The university is a more sensible place than a political party for these two
traditions to begin to discuss their differences and look for political synthesis.
- 5. A new left must start controversy across the land, if national policies
and national apathy are to be reversed. The ideal university is a community
of controversy, within itself and in its effects on communities beyond.
- 6. A new left must transform modern complexity into issues that can be
understood and felt close-up by every human being. It must give form to the
feelings of helplessness and indifference, so that people may see the political,
social and economic sources of their private troubles and organize to change
society. In a time of supposed prosperity, moral complacency and political
manipulation, a new left cannot rely on only aching stomachs to be the engine
force of social reform. The case for change, for alternatives that will involve
uncomfortable personal efforts, must be argued as never before. The university
is a relevant place for all of these activities.
- But we need not indulge in allusions: the university system cannot complete
a movement of ordinary people making demands for a better life. From its schools
and colleges across the nation, a militant left might awaken its allies, and
by beginning the process towards peace, civil rights, and labor struggles,
reinsert theory and idealism where too often reign confusion and political
barter. The power of students and faculty united is not only potential; it
has shown its actuality in the South, and in the reform movements of the North.

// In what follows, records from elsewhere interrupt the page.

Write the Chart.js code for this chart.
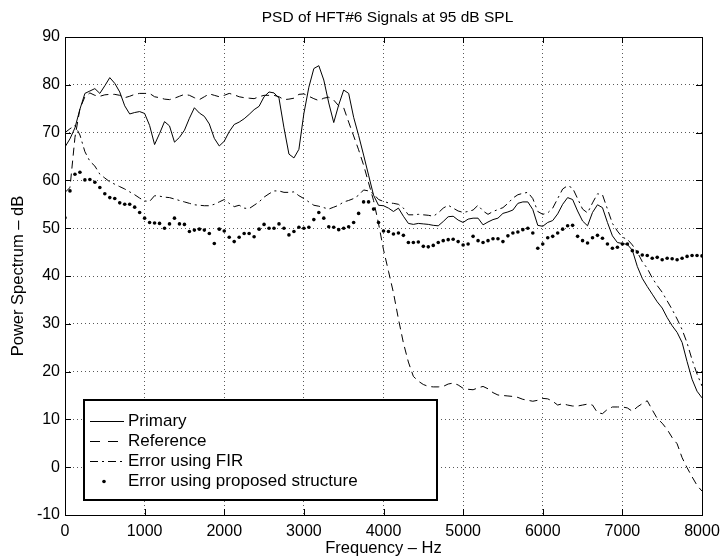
<!DOCTYPE html>
<html>
<head>
<meta charset="utf-8">
<title>PSD of HFT#6 Signals at 95 dB SPL</title>
<script src="https://cdn.jsdelivr.net/npm/chart.js@4.4.1/dist/chart.umd.min.js"></script>
<style>
  html, body { margin: 0; padding: 0; background: #fff; }
  #wrap { width: 722px; height: 560px; }
</style>
</head>
<body>
<div id="wrap"><canvas id="psd"></canvas></div>
<script>
// 129 PSD bins, 62.5 Hz apart (0 .. 8000 Hz)
const freq = Array.from({ length: 129 }, (_, i) => i * 62.5);

const primary = [
  67.0, 68.7, 71.0, 74.9, 78.2, 78.7, 79.2, 78.2, 79.8, 81.5, 80.3, 78.5, 75.6, 73.9, 74.2, 74.4,
  74.0, 71.5, 67.5, 69.8, 72.3, 71.4, 68.0, 69.0, 70.5, 73.0, 75.2, 74.1, 73.4, 71.8, 68.8, 67.2,
  68.2, 70.2, 71.7, 72.2, 72.9, 73.8, 74.8, 75.5, 77.5, 78.5, 78.3, 77.2, 71.0, 65.5, 64.7, 66.5,
  74.0, 79.5, 83.4, 84.0, 81.0, 76.2, 72.1, 75.8, 78.9, 78.2, 73.2, 69.4, 65.3, 61.1, 56.9, 54.8,
  54.7, 54.2, 53.5, 54.2, 52.5, 51.0, 50.8, 51.0, 50.9, 50.8, 50.6, 50.5, 51.4, 52.4, 52.5, 51.7,
  51.2, 51.9, 52.1, 52.1, 50.7, 51.3, 51.8, 52.1, 53.1, 53.4, 53.8, 55.2, 55.5, 55.5, 53.9, 50.6,
  50.4, 51.2, 51.6, 53.0, 55.0, 56.4, 56.0, 53.6, 51.5, 50.5, 53.3, 54.9, 54.3, 51.2, 48.4, 47.0,
  46.8, 46.6, 45.4, 42.0, 39.5, 37.8, 36.2, 34.6, 33.3, 31.3, 29.6, 28.2, 26.1, 22.1, 18.4, 15.9,
  14.5
];

const reference = [
  57.5, 58.5, 69.0, 75.0, 77.5, 78.3, 77.8, 77.6, 77.9, 78.0, 78.0, 77.8, 77.3, 77.6, 78.0, 78.2,
  78.2, 78.2, 77.5, 77.3, 77.0, 76.9, 77.2, 77.6, 78.0, 77.8, 77.3, 76.9, 77.5, 78.1, 77.8, 77.5,
  77.8, 78.2, 77.9, 77.5, 77.3, 77.2, 77.1, 77.5, 77.8, 77.8, 77.8, 77.5, 76.9, 77.0, 77.2, 78.0,
  78.1, 77.6, 77.1, 76.7, 77.2, 77.4, 76.8, 75.6, 75.2, 72.2, 69.3, 66.4, 63.2, 59.5, 55.8, 51.0,
  45.5, 41.0, 36.5, 31.0, 26.0, 22.0, 19.0, 18.0, 17.3, 16.9, 16.8, 16.8, 16.9, 17.4, 17.6, 17.2,
  16.5, 16.3, 16.2, 16.6, 16.9, 16.4, 15.6, 15.1, 15.0, 14.9, 14.8, 14.6, 14.2, 14.0, 13.8, 14.0,
  14.4, 14.3, 13.8, 13.0, 13.3, 13.0, 12.8, 12.8, 13.0, 13.2, 13.0, 11.4, 11.2, 12.1, 12.6, 12.6,
  12.6, 12.4, 11.7, 12.6, 13.3, 13.9, 12.0, 10.2, 9.2, 7.9, 6.2, 4.9, 2.0, -0.1, -2.0, -3.8,
  -5.0
];

const errorFir = [
  70.0, 70.8, 71.5, 69.5, 66.0, 64.0, 63.0, 61.3, 60.5, 59.7, 59.2, 58.7, 58.2, 57.6, 57.0, 56.3,
  55.7, 55.6, 56.8, 56.7, 56.5, 56.4, 56.1, 55.8, 55.5, 55.2, 54.9, 54.8, 54.7, 54.7, 55.0, 55.5,
  56.0, 55.2, 54.5, 54.8, 54.2, 54.1, 54.8, 55.5, 56.5, 57.2, 57.8, 57.8, 57.5, 57.5, 57.6, 56.8,
  56.2, 55.5, 54.8, 54.6, 54.3, 54.0, 54.4, 54.8, 55.5, 55.8, 56.2, 56.9, 58.0, 57.8, 57.2, 56.0,
  55.6, 55.3, 55.2, 55.0, 54.2, 52.8, 52.8, 52.9, 52.8, 52.7, 52.5, 53.2, 54.2, 54.8, 54.2, 53.6,
  53.3, 53.5, 53.8, 54.8, 53.6, 52.9, 53.5, 53.9, 54.3, 55.2, 56.3, 57.0, 57.3, 57.5, 56.2, 53.5,
  52.9, 53.2, 54.2, 56.2, 58.2, 58.9, 58.4, 56.2, 54.0, 53.2, 55.3, 57.2, 57.0, 54.0, 51.0, 49.4,
  48.1, 47.7, 46.5, 45.0, 43.0, 41.6, 39.6, 38.0, 36.6, 34.8, 33.0, 31.0, 28.8, 26.0, 22.5, 19.5,
  17.0
];

const errorProposed = [
  52.2, 57.8, 61.3, 61.7, 60.1, 60.2, 59.6, 58.5, 57.2, 56.4, 56.2, 55.3, 55.0, 55.0, 54.4, 53.3,
  52.1, 51.2, 51.1, 51.0, 50.0, 50.9, 52.1, 50.9, 50.8, 49.3, 49.6, 49.8, 49.6, 48.9, 46.8, 49.8,
  49.4, 48.1, 47.2, 48.1, 48.9, 48.9, 48.2, 49.8, 50.8, 50.0, 50.0, 50.9, 50.0, 48.6, 49.3, 50.2,
  50.0, 50.2, 51.8, 53.3, 52.1, 50.3, 50.2, 49.7, 50.0, 50.3, 51.2, 53.1, 55.5, 55.5, 54.0, 51.2,
  49.4, 49.3, 48.8, 49.0, 48.5, 47.0, 47.0, 47.1, 46.2, 46.1, 46.4, 47.0, 47.4, 47.6, 47.7, 47.2,
  46.5, 46.7, 48.3, 47.4, 47.0, 47.4, 47.8, 47.8, 47.2, 48.4, 49.0, 49.2, 49.7, 50.0, 49.0, 45.8,
  46.7, 48.0, 48.3, 49.0, 49.8, 50.5, 50.6, 48.3, 47.4, 46.9, 48.0, 48.5, 47.9, 46.7, 45.8, 46.0,
  46.7, 46.7, 45.3, 45.0, 44.4, 44.3, 43.7, 43.9, 43.4, 43.7, 43.6, 43.4, 43.7, 44.1, 44.3, 44.3,
  44.2
];

const seriesNames = ['Primary', 'Reference', 'Error using FIR', 'Error using proposed structure'];
const xTicks = [0, 1000, 2000, 3000, 4000, 5000, 6000, 7000, 8000];
const yTicks = [-10, 0, 10, 20, 30, 40, 50, 60, 70, 80, 90];
const chartTitle = 'PSD of HFT#6 Signals at 95 dB SPL';

const FONT = '"Liberation Sans", Arial, Helvetica, sans-serif';
const dashRef = [8, 5];
const dashFir = [8, 4, 2, 4];

function pts(vals) {
  return freq.map((f, i) => ({ x: f, y: vals[i] }));
}

// box around the axes, inward tick marks, title over the axes and the legend (matlab look)
const matlabAxes = {
  id: 'matlabAxes',
  afterDatasetsDraw(chart) {
    const { ctx, chartArea: a, scales } = chart;
    ctx.save();
    ctx.strokeStyle = '#000';
    ctx.lineWidth = 1;
    ctx.setLineDash([]);
    ctx.beginPath();
    xTicks.forEach(v => {
      const px = Math.round(scales.x.getPixelForValue(v)) + 0.5;
      ctx.moveTo(px, a.bottom); ctx.lineTo(px, a.bottom - 6);
      ctx.moveTo(px, a.top); ctx.lineTo(px, a.top + 6);
    });
    yTicks.forEach(v => {
      const py = Math.round(scales.y.getPixelForValue(v)) + 0.5;
      ctx.moveTo(a.left, py); ctx.lineTo(a.left + 6, py);
      ctx.moveTo(a.right, py); ctx.lineTo(a.right - 6, py);
    });
    ctx.stroke();
    ctx.strokeRect(Math.round(a.left) + 0.5, Math.round(a.top) + 0.5,
      Math.round(a.right - a.left), Math.round(a.bottom - a.top));

    ctx.fillStyle = '#000';
    ctx.font = '15.5px ' + FONT;
    ctx.textAlign = 'center';
    ctx.textBaseline = 'middle';
    ctx.fillText(chartTitle, (a.left + a.right) / 2 + 4, 18);

    // legend
    const lx = 84, ly = 400, lw = 353, lh = 100;
    ctx.fillStyle = '#fff';
    ctx.fillRect(lx, ly, lw, lh);
    ctx.lineWidth = 2;
    ctx.strokeRect(lx, ly, lw, lh);
    ctx.lineWidth = 1;
    ctx.font = '17px ' + FONT;
    ctx.textAlign = 'left';
    ctx.fillStyle = '#000';
    const rows = [421, 441, 461, 481];
    const dashes = [[], [10, 8], dashFir, null];
    seriesNames.forEach((name, i) => {
      const y = rows[i] + 0.5;
      if (dashes[i]) {
        ctx.setLineDash(dashes[i]);
        ctx.beginPath();
        ctx.moveTo(90, y); ctx.lineTo(124, y);
        ctx.stroke();
        ctx.setLineDash([]);
      } else {
        ctx.beginPath();
        ctx.arc(104, y, 1.8, 0, Math.PI * 2);
        ctx.fill();
      }
      ctx.fillText(name, 128, rows[i]);
    });
    ctx.restore();
  }
};

new Chart(document.getElementById('psd'), {
  type: 'line',
  data: {
    datasets: [
      { label: seriesNames[0], data: pts(primary), borderColor: '#000', borderWidth: 1, pointRadius: 0, tension: 0 },
      { label: seriesNames[1], data: pts(reference), borderColor: '#000', borderWidth: 1, borderDash: dashRef, pointRadius: 0 },
      { label: seriesNames[2], data: pts(errorFir), borderColor: '#000', borderWidth: 1, borderDash: dashFir, pointRadius: 0 },
      { label: seriesNames[3], data: pts(errorProposed), showLine: false, pointRadius: 1.8, pointHoverRadius: 1.8,
        pointBackgroundColor: '#000', pointBorderWidth: 0, borderColor: '#000' }
    ]
  },
  options: {
    responsive: true,
    maintainAspectRatio: false,
    animation: false,
    events: [],
    layout: { padding: { left: 0, right: 20, top: 37, bottom: 0 } },
    plugins: {
      legend: { display: false },
      tooltip: { enabled: false },
      title: { display: false }
    },
    scales: {
      x: {
        type: 'linear',
        min: 0, max: 8000,
        afterFit: s => { s.height = 45; s.paddingLeft = 0; s.paddingRight = 0; },
        afterBuildTicks: s => { s.ticks = xTicks.map(v => ({ value: v })); },
        ticks: { color: '#000', font: { family: FONT, size: 16 }, padding: 7, maxRotation: 0,
          callback: v => String(v) },
        grid: { color: 'rgba(0,0,0,0.65)', lineWidth: 1, drawTicks: false },
        border: { display: false, dash: [1, 3] },
        title: {
          display: true, text: 'Frequency \u2013 Hz', color: '#000',
          font: { family: FONT, size: 16.5, lineHeight: 1.2 }, padding: { top: 0, bottom: 2 }
        }
      },
      y: {
        min: -10, max: 90,
        afterFit: s => { s.width = 65; },
        afterBuildTicks: s => { s.ticks = yTicks.map(v => ({ value: v })); },
        ticks: { color: '#000', font: { family: FONT, size: 16 }, padding: 5, callback: v => String(v) },
        grid: { color: 'rgba(0,0,0,0.65)', lineWidth: 1, drawTicks: false },
        border: { display: false, dash: [1, 3] },
        title: {
          display: true, text: 'Power Spectrum \u2013 dB', color: '#000',
          font: { family: FONT, size: 16.5, lineHeight: 1.2 }, padding: { top: 9, bottom: 0 }
        }
      }
    }
  },
  plugins: [matlabAxes]
});
</script>
</body>
</html>
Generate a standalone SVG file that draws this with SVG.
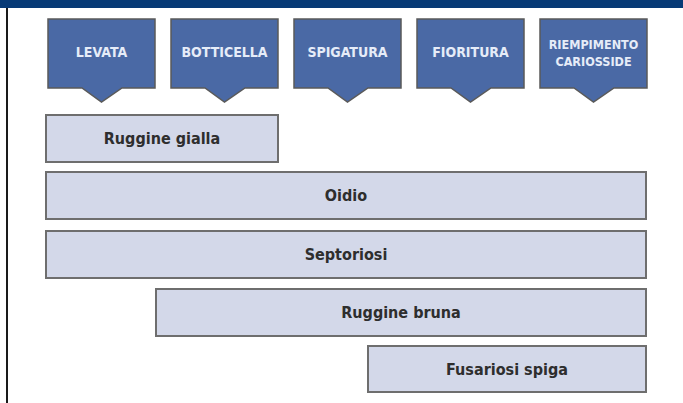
<svg xmlns="http://www.w3.org/2000/svg" width="683" height="403" viewBox="0 0 683 403">
  <style>
    .stage { fill: #4a69a5; stroke: #5a5a5a; stroke-width: 1.5; stroke-linejoin: miter; }
    .stage-text { font-family: "DejaVu Sans Condensed", "DejaVu Sans", sans-serif; font-stretch: condensed; font-weight: bold; font-size: 14px; fill: #e6ecf8; text-anchor: middle; dominant-baseline: central; }
    .stage-text.small { font-size: 12.5px; }
    .bar { fill: #d3d8e9; stroke: #6e6e6e; stroke-width: 2; }
    .bar-text { font-family: "DejaVu Sans Condensed", "DejaVu Sans", sans-serif; font-stretch: condensed; font-weight: bold; font-size: 16px; fill: #2e2e2e; text-anchor: middle; dominant-baseline: central; }
  </style>
  <rect x="0" y="0" width="683" height="403" fill="#ffffff"/>
  <rect x="0" y="0" width="683" height="8" fill="#073a76"/>
  <rect x="6" y="8" width="2" height="395" fill="#1a1a1a"/>

  <g id="stage-levata">
    <path class="stage" d="M48,19 H155 V88 H122 L101.5,102 L82,88 H48 Z"/>
    <text class="stage-text" x="101.5" y="52">LEVATA</text>
  </g>
  <g id="stage-botticella">
    <path class="stage" d="M171,19 H278 V88 H245 L224.5,102 L205,88 H171 Z"/>
    <text class="stage-text" x="224.5" y="52">BOTTICELLA</text>
  </g>
  <g id="stage-spigatura">
    <path class="stage" d="M294,19 H401 V88 H368 L347.5,102 L328,88 H294 Z"/>
    <text class="stage-text" x="347.5" y="52">SPIGATURA</text>
  </g>
  <g id="stage-fioritura">
    <path class="stage" d="M417,19 H524 V88 H491 L470.5,102 L451,88 H417 Z"/>
    <text class="stage-text" x="470.5" y="52">FIORITURA</text>
  </g>
  <g id="stage-riempimento">
    <path class="stage" d="M540,19 H647 V88 H614 L593.5,102 L574,88 H540 Z"/>
    <text class="stage-text small" x="593.5" y="44">RIEMPIMENTO</text>
    <text class="stage-text small" x="593.5" y="61">CARIOSSIDE</text>
  </g>

  <g id="bar-ruggine-gialla">
    <rect class="bar" x="46" y="115" width="232" height="47"/>
    <text class="bar-text" x="162" y="138.5">Ruggine gialla</text>
  </g>
  <g id="bar-oidio">
    <rect class="bar" x="46" y="172" width="600" height="47"/>
    <text class="bar-text" x="346" y="195.5">Oidio</text>
  </g>
  <g id="bar-septoriosi">
    <rect class="bar" x="46" y="231" width="600" height="47"/>
    <text class="bar-text" x="346" y="254.5">Septoriosi</text>
  </g>
  <g id="bar-ruggine-bruna">
    <rect class="bar" x="156" y="289" width="490" height="47"/>
    <text class="bar-text" x="401" y="312.5">Ruggine bruna</text>
  </g>
  <g id="bar-fusariosi-spiga">
    <rect class="bar" x="368" y="346" width="278" height="46"/>
    <text class="bar-text" x="507" y="369">Fusariosi spiga</text>
  </g>

  <g id="connectors"/>
</svg>
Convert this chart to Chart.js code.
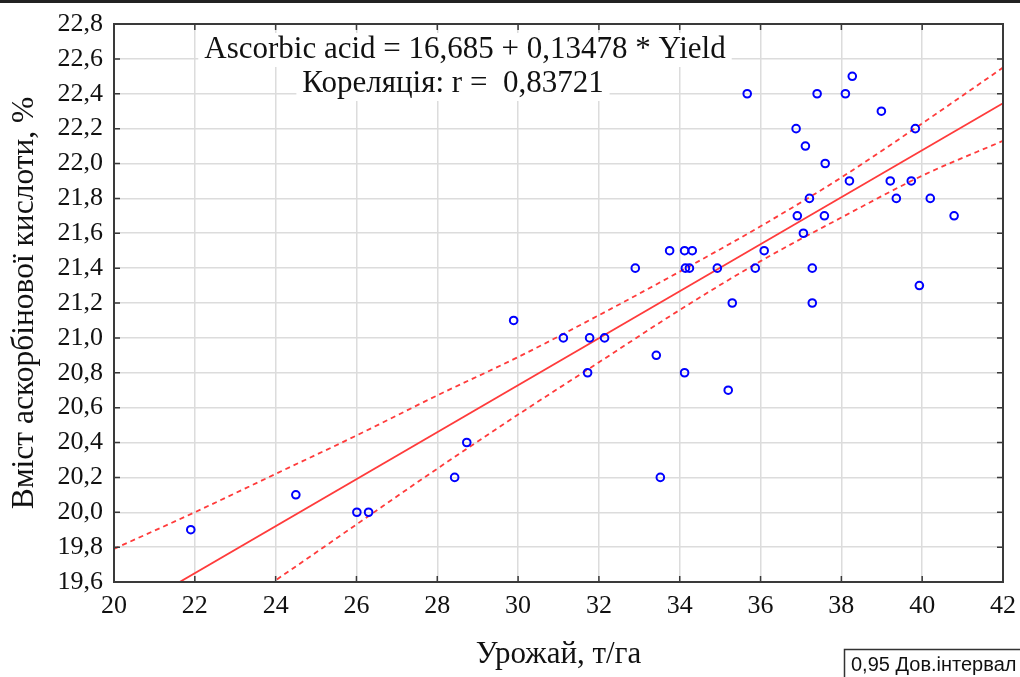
<!DOCTYPE html>
<html>
<head>
<meta charset="utf-8">
<title>Ascorbic acid vs Yield</title>
<script src="https://cdn.jsdelivr.net/npm/chart.js@4.4.0/dist/chart.umd.min.js"></script>
<style>
  html, body { margin: 0; padding: 0; background: #fff; }
</style>
</head>
<body>
<canvas id="myChart" width="1020" height="677"></canvas>
<script>
// yield (t/ha) and ascorbic acid content (%)
var yieldX = [21.90, 24.50, 26.01, 26.30, 28.43, 28.73, 29.89, 31.12, 31.72, 31.77,
              32.14, 32.90, 33.42, 33.52, 33.75, 34.12, 34.12, 34.14, 34.24, 34.31,
              34.93, 35.20, 35.30, 35.67, 35.87, 36.09, 36.88, 36.91, 37.11, 37.06,
              37.21, 37.28, 37.28, 37.40, 37.60, 37.58, 38.10, 38.20, 38.27, 38.99,
              39.21, 39.36, 39.73, 39.83, 39.93, 40.20, 40.79];
var acid   = [19.9, 20.1, 20.0, 20.0, 20.2, 20.4, 21.1, 21.0, 20.8, 21.0,
              21.0, 21.4, 20.9, 20.2, 21.5, 21.5, 20.8, 21.4, 21.4, 21.5,
              21.4, 20.7, 21.2, 22.4, 21.4, 21.5, 22.2, 21.7, 22.1, 21.6,
              21.8, 21.4, 21.2, 22.4, 22.0, 21.7, 22.4, 21.9, 22.5, 22.3,
              21.9, 21.8, 21.9, 22.2, 21.3, 21.8, 21.7];

// regression line ends (Ascorbic acid = 16,685 + 0,13478 * Yield)
var fitX = [20, 42];
var fitY = [19.381, 22.346];

// 0,95 confidence band
var bandX  = [20, 22, 24, 26, 28, 30, 32, 34, 36, 38, 40, 42];
var bandHi = [19.79, 20.00, 20.22, 20.44, 20.67, 20.89, 21.13, 21.38, 21.64, 21.92, 22.23, 22.55];
var bandLo = [18.97, 19.30, 19.61, 19.93, 20.25, 20.56, 20.86, 21.16, 21.44, 21.69, 21.93, 22.13];

var xTicks = [20, 22, 24, 26, 28, 30, 32, 34, 36, 38, 40, 42];
var yTicks = [19.6, 19.8, 20.0, 20.2, 20.4, 20.6, 20.8, 21.0, 21.2, 21.4, 21.6, 21.8, 22.0, 22.2, 22.4, 22.6, 22.8];

var eqText = 'Ascorbic acid = 16,685 + 0,13478 * Yield';
var rText = 'Кореляція: r =  0,83721';
var legendText = '0,95 Дов.інтервал';

function zipXY(xs, ys) {
  return xs.map(function (v, i) { return { x: v, y: ys[i] }; });
}

var serif = "'Liberation Serif', 'Times New Roman', serif";
var sans = "'Liberation Sans', Arial, sans-serif";

var framePlugin = {
  id: 'frame',
  beforeDraw: function (chart) {
    var c = chart.ctx;
    c.save();
    c.fillStyle = '#fff';
    c.fillRect(0, 0, chart.width, chart.height);
    c.fillStyle = '#222';
    c.fillRect(0, 0, chart.width, 3);
    c.restore();
  },
  beforeDatasetsDraw: function (chart) {
    // equation text on white boxes over the grid
    var c = chart.ctx, a = chart.chartArea;
    c.save();
    c.font = '31px ' + serif;
    c.textAlign = 'center';
    c.textBaseline = 'middle';
    var lines = [[eqText, a.left + 351, a.top + 26], [rText, a.left + 339, a.top + 60]];
    lines.forEach(function (l) {
      var w = c.measureText(l[0]).width;
      c.fillStyle = '#fff';
      c.fillRect(l[1] - w / 2 - 6, l[2] - 17, w + 12, 34);
    });
    c.fillStyle = '#111';
    lines.forEach(function (l) { c.fillText(l[0], l[1], l[2]); });
    c.restore();
  },
  afterDatasetsDraw: function (chart) {
    var c = chart.ctx, a = chart.chartArea;
    var xs = chart.scales.x, ys = chart.scales.y;
    c.save();
    // frame
    c.strokeStyle = '#3a3a3a';
    c.lineWidth = 2;
    c.strokeRect(a.left, a.top, a.right - a.left, a.bottom - a.top);
    // inner tick marks
    c.lineWidth = 1.5;
    c.beginPath();
    xTicks.forEach(function (v) {
      var px = xs.getPixelForValue(v);
      c.moveTo(px, a.bottom); c.lineTo(px, a.bottom - 6);
      c.moveTo(px, a.top); c.lineTo(px, a.top + 6);
    });
    yTicks.forEach(function (v) {
      var py = ys.getPixelForValue(v);
      c.moveTo(a.left, py); c.lineTo(a.left + 6, py);
      c.moveTo(a.right, py); c.lineTo(a.right - 6, py);
    });
    c.stroke();
    // legend box, bottom right
    c.fillStyle = '#fff';
    c.fillRect(844, 649, 200, 40);
    c.strokeStyle = '#333';
    c.lineWidth = 1.5;
    c.strokeRect(844.5, 649.5, 200, 40);
    c.fillStyle = '#111';
    c.font = '20px ' + sans;
    c.textAlign = 'left';
    c.textBaseline = 'middle';
    c.fillText(legendText, 851, 665);
    c.restore();
  }
};

var ctx = document.getElementById('myChart').getContext('2d');
var chart = new Chart(ctx, {
  type: 'scatter',
  data: {
    datasets: [
      {
        label: 'Ascorbic acid',
        data: zipXY(yieldX, acid),
        showLine: false,
        pointStyle: 'circle',
        pointRadius: 3.8,
        pointBorderWidth: 2,
        borderColor: '#0000ff',
        backgroundColor: 'rgba(0,0,0,0)',
        order: 0
      },
      {
        label: 'Fit',
        data: zipXY(fitX, fitY),
        showLine: true,
        borderColor: '#ff3b3b',
        borderWidth: 1.8,
        pointRadius: 0,
        order: 1
      },
      {
        label: '0,95 upper',
        data: zipXY(bandX, bandHi),
        showLine: true,
        borderColor: '#ff3b3b',
        borderWidth: 1.8,
        borderDash: [5, 4],
        cubicInterpolationMode: 'monotone',
        pointRadius: 0,
        order: 2
      },
      {
        label: '0,95 lower',
        data: zipXY(bandX, bandLo),
        showLine: true,
        borderColor: '#ff3b3b',
        borderWidth: 1.8,
        borderDash: [5, 4],
        cubicInterpolationMode: 'monotone',
        pointRadius: 0,
        order: 3
      }
    ]
  },
  options: {
    responsive: false,
    animation: false,
    layout: { padding: { top: 24, right: 17, left: 0, bottom: 0 } },
    plugins: { legend: { display: false }, tooltip: { enabled: false } },
    scales: {
      x: {
        type: 'linear',
        min: 20,
        max: 42,
        afterBuildTicks: function (s) { s.ticks = xTicks.map(function (v) { return { value: v }; }); },
        afterFit: function (s) { s.height = 95; s.paddingLeft = 0; s.paddingRight = 0; },
        grid: { color: '#dcdcdc', lineWidth: 1.5, drawTicks: false },
        border: { display: false },
        ticks: {
          font: { family: serif, size: 26 },
          color: '#111',
          padding: 9,
          maxRotation: 0,
          callback: function (v) { return String(v); }
        },
        title: {
          display: true,
          text: 'Урожай, т/га',
          font: { family: serif, size: 31 },
          color: '#111',
          padding: { top: 0, bottom: 4 }
        }
      },
      y: {
        type: 'linear',
        min: 19.6,
        max: 22.8,
        afterBuildTicks: function (s) { s.ticks = yTicks.map(function (v) { return { value: v }; }); },
        afterFit: function (s) { s.width = 114; s.paddingTop = 0; s.paddingBottom = 0; },
        grid: { color: '#dcdcdc', lineWidth: 1.5, drawTicks: false },
        border: { display: false },
        ticks: {
          font: { family: serif, size: 26 },
          color: '#111',
          padding: 11,
          callback: function (v) { return v.toFixed(1).replace('.', ','); }
        },
        title: {
          display: true,
          text: 'Вміст аскорбінової кислоти, %',
          font: { family: serif, size: 31.5 },
          color: '#111',
          padding: { top: 6, bottom: 0 }
        }
      }
    }
  },
  plugins: [framePlugin]
});
</script>
</body>
</html>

- The bridge to political power, though, will be built through genuine cooperation,
locally, nationally, and internationally, between a new left of young people,
and an awakening community of allies. In each community we must look within
the university and act with confidence that we can be powerful, but we must
look outwards to the less exotic but more lasting struggles for justice.
- To turn these possibilities into realities will involve national efforts
at university reform by an alliance of students and faculty. They must wrest
control of the educational process from the administrative bureaucracy. They
must make fraternal and functional contact with allies in labor, civil rights,
and other liberal forces outside the campus. They must import major public
issues into the curriculum -- research and teaching on problems of war and
peace is an outstanding example. They must make debate and controversy, not
dull pedantic cant, the common style for educational life. They must consciously
build a base for their assault upon the loci of power.
- As students, for a democratic society, we are committed to stimulating
this kind of social movement, this kind of vision and program is campus and
community across the country. If we appear to seek the unattainable, it has
been said, then let it be known that we do so to avoid the unimaginable.